Towards a transformative ministry – Part 4
What we are saying here is that the life and ministry of Jesus is not only the pattern for individual Christians, but also for the life of the Church as a whole, and especially for the life and work of Church leaders. For a successful ministry, we must, therefore, follow the pattern set by Jesus.
We may agree with some scholars who say it is not possible for human beings to understand fully the character, life, and ministry of Jesus.
Taylor (1983: p.13) rightly notes, “but we can understand enough about Him to recognise some of the ways in which He calls His followers to imitate the example He has set.”
This shows that, to succeed in Christian ministry, we must be imitators of Christ.
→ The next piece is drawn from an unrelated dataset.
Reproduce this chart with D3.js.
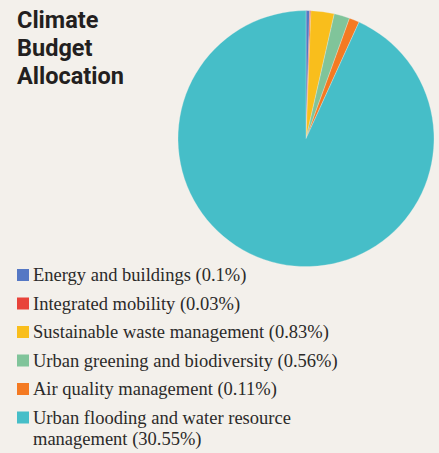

Just as children imitate their parents, Christians should imitate Christ.
His love for us led Him to sacrifice Himself, so that we might live. This type of love goes beyond affection to “self-sacrificing service” (cf. Eph 5:1-2)
The ministry of Jesus was devoid of selfish ambition. He showed clearly what being a ‘servant’ means. Selfish ambition can work against a successful Christian ministry. It can ruin a church, but genuine humility can build it.
Any work of the ministry done with selfish ambition cannot stand. “Let nothing be done through selfish ambition or conceit, but in lowliness of mind, let each esteem others better than himself” (Phil 2:3).
Being humble involves having a true perspective about ourselves (cf. Romans 12:3. It involves treating others with respect and common courtesy. When we consider others’ interests as more important than our own, we have link with Christ. He is a true example of humility.
Jesus Christ in His ministry was humble, willing to give up His rights in order to obey God and serve people. Like Christ, the lay and ordained leaders in the church should have a servant’s attitude. This implies serving out of love for God and for others.
In Christian ministry, we should endeavour not only to be ‘the carrier’ but also ‘the bringer’ of the message. Jesus “was Himself the Message.” When we show ourselves as ‘the message’, we can positively affect the lives of others. We need to be a living expression of Christ’s attitude.
Today, with proliferation of Churches, we have false teachers who claim to be pastors. Such pastors carry forged letters of recommendation to authenticate their authority.
Like Paul, true missionaries and pastors need no such letters. “Clearly you are an epistle of Christ, ministered by us, written not with ink but by the Spirit of the living God, not on tablets of stone but on tablets of flesh, that is, of the heart” (2 Cor. 3:3). True ministry seeks new hearts and new beginnings for God’s people (cf. Jer. 31:33; Ezek 11:19; 36:26).
In a genuine ministry, no human minister can take credit for the process of conversion. Conversion is the work of the Holy Spirit.
Paul imitates Christ. He gives God the credit for all his accomplishments, while false teachers and pastors boast of their own power and prestige.
What Church leaders should know is that, no one is competent to carry out the work of the ministry in his or her own strength. Leaders need the character and special strength from God.